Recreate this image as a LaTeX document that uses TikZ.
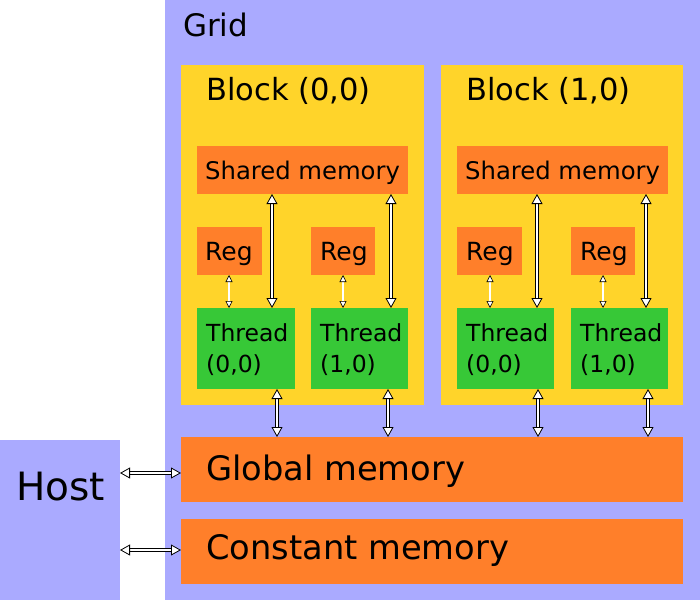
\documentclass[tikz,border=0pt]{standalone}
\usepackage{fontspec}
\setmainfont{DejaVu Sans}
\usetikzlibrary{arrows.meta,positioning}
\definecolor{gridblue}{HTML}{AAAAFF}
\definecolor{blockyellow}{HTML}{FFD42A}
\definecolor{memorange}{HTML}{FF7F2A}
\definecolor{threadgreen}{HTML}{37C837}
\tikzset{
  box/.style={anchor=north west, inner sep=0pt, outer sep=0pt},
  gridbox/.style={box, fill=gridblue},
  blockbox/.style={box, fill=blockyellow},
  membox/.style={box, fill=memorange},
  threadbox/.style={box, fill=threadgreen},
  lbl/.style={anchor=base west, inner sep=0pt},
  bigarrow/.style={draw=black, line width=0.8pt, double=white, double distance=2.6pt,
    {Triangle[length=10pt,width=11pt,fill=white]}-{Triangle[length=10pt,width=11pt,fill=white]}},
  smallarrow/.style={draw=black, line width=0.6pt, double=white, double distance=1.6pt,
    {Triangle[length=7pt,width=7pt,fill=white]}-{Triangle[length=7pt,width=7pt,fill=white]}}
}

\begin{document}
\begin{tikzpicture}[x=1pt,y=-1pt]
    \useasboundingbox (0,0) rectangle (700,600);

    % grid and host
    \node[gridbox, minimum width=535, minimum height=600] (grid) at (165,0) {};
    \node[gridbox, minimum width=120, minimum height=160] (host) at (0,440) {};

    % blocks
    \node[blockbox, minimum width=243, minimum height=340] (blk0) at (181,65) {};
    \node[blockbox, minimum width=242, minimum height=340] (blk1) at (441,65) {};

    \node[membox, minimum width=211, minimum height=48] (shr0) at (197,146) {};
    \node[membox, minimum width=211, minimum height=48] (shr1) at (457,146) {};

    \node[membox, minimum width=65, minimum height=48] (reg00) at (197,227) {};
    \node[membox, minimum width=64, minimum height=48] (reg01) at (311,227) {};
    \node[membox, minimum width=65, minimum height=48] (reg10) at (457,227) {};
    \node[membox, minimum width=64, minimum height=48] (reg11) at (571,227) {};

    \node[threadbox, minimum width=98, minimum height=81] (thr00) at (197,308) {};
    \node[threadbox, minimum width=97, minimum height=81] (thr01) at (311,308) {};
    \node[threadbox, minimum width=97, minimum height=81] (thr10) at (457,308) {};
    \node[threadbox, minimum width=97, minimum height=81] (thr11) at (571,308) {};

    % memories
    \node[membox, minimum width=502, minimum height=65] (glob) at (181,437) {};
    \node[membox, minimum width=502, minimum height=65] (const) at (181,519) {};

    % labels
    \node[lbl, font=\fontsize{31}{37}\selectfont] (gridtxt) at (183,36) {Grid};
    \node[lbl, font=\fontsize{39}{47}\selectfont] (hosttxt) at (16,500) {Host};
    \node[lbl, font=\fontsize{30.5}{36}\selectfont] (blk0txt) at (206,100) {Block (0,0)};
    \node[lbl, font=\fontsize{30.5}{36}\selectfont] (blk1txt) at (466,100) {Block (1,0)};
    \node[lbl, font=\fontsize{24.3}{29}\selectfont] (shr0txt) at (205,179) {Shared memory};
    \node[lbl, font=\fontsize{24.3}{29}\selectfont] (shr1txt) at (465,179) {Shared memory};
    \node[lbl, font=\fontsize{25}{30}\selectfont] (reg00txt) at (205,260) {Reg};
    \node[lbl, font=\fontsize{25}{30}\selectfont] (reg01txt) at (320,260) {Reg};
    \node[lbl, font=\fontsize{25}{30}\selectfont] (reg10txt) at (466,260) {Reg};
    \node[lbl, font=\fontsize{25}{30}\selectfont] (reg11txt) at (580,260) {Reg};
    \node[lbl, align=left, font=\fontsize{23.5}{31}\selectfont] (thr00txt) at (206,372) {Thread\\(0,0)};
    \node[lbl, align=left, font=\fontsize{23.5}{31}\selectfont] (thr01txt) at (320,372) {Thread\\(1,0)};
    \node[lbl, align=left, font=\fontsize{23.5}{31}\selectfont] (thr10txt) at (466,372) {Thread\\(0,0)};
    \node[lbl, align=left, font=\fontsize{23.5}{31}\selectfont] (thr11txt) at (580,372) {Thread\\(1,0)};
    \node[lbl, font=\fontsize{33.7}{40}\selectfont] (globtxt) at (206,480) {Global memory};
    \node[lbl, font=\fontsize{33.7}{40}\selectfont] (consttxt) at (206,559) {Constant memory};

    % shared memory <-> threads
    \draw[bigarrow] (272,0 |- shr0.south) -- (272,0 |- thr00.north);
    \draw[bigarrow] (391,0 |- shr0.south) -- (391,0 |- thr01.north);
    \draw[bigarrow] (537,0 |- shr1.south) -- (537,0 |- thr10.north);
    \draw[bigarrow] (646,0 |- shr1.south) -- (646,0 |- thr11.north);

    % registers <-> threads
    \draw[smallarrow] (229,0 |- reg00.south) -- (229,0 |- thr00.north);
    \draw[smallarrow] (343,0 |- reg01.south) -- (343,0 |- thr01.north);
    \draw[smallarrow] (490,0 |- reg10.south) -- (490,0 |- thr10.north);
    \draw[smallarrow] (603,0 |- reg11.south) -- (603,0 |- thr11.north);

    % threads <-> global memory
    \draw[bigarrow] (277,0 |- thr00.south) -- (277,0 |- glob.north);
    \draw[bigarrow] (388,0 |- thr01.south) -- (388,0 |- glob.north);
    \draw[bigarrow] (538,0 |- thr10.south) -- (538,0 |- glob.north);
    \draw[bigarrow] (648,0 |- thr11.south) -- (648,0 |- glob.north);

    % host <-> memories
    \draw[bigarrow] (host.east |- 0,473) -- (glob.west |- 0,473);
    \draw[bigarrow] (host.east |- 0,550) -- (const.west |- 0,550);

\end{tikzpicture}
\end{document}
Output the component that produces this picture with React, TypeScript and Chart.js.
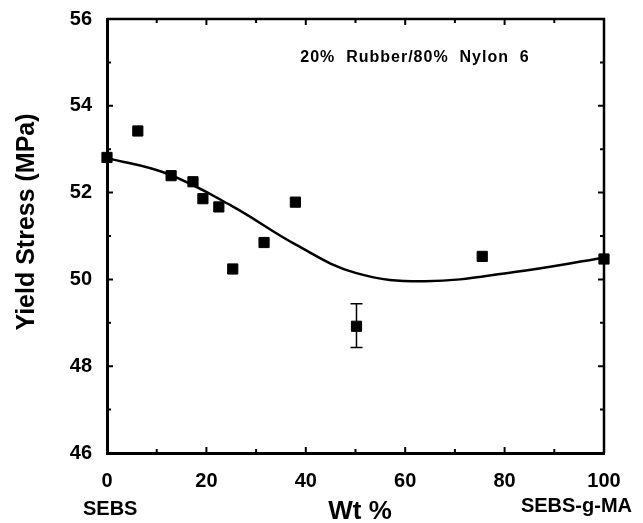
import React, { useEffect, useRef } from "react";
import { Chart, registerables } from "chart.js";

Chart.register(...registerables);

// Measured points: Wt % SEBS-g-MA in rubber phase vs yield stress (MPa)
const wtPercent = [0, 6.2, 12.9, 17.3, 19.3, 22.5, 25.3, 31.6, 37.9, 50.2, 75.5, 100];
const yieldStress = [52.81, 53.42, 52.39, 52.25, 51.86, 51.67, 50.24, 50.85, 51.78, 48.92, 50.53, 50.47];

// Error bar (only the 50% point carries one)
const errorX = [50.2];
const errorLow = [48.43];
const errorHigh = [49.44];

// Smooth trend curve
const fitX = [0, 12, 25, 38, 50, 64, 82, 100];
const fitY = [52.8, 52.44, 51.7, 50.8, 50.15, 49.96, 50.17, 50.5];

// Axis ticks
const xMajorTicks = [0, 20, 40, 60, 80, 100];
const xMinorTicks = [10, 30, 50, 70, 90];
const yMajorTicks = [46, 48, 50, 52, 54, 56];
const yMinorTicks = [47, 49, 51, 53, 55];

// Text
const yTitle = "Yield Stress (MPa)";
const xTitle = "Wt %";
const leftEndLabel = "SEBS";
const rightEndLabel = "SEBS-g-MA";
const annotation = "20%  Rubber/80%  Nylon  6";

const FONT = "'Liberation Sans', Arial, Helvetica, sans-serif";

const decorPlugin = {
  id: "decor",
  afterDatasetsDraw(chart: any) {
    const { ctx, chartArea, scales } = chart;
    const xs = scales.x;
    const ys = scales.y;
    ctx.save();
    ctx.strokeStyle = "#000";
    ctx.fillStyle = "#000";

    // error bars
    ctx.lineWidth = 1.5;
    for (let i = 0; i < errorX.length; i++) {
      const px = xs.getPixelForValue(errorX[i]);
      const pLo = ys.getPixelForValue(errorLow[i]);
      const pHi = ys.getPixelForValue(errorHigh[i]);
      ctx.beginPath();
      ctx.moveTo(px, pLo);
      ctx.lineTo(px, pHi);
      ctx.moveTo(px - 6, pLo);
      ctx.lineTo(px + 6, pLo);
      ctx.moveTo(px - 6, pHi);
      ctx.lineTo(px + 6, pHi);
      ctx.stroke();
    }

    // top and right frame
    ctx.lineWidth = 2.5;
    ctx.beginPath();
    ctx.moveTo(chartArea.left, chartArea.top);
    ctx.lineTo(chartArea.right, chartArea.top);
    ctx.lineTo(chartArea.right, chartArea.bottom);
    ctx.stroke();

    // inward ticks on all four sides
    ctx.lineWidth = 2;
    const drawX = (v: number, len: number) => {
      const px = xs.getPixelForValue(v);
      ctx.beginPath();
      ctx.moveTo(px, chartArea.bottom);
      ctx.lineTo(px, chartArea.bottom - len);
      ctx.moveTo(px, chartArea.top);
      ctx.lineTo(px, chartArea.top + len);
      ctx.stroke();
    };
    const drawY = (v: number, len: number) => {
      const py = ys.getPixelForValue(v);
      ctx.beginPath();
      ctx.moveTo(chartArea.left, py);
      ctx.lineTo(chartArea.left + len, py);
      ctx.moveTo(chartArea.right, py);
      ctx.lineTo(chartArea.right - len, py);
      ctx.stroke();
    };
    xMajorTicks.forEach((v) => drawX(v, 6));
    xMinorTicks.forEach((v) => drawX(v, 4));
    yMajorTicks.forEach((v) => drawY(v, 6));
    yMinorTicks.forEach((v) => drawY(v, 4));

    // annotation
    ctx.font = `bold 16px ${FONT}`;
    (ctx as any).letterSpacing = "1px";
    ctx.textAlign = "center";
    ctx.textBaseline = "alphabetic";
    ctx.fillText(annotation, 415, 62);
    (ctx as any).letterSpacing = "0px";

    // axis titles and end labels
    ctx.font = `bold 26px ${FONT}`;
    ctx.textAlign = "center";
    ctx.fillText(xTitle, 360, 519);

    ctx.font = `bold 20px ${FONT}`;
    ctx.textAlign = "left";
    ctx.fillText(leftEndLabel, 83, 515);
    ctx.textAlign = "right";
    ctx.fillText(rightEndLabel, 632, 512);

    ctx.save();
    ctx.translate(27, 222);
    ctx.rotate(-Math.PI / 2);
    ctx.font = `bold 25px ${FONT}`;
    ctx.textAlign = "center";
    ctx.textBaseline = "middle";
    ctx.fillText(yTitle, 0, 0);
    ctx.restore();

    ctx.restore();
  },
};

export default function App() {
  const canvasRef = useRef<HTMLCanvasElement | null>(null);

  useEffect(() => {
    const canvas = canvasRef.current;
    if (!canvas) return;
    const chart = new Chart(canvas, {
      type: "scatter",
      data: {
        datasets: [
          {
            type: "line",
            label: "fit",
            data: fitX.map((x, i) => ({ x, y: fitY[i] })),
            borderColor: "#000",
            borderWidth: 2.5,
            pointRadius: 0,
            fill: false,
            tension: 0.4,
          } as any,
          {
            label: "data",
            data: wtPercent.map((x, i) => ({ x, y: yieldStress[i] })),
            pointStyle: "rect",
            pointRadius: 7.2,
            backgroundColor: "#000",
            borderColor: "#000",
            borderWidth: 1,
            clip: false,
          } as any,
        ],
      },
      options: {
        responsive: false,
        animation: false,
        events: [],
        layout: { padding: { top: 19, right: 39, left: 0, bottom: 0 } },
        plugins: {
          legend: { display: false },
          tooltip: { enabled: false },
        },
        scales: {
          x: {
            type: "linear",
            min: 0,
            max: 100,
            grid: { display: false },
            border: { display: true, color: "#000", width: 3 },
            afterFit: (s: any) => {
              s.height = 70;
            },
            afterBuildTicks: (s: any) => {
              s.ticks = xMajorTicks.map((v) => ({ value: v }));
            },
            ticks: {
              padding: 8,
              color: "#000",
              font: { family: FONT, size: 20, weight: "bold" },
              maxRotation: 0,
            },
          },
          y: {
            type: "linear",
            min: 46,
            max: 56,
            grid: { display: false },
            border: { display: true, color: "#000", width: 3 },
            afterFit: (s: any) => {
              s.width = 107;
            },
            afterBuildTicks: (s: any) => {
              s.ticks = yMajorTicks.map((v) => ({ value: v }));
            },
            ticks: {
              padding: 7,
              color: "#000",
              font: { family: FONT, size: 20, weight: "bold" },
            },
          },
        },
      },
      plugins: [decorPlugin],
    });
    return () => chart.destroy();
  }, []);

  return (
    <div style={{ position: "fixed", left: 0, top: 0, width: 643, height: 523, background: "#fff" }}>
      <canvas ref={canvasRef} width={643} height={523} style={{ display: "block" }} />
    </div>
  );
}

To be done:
Pull out and copy each line containing the string "React".

Correct response:
Output the component that produces this picture with React, TypeScript and Chart.js.
import React, { useEffect, useRef } from "react";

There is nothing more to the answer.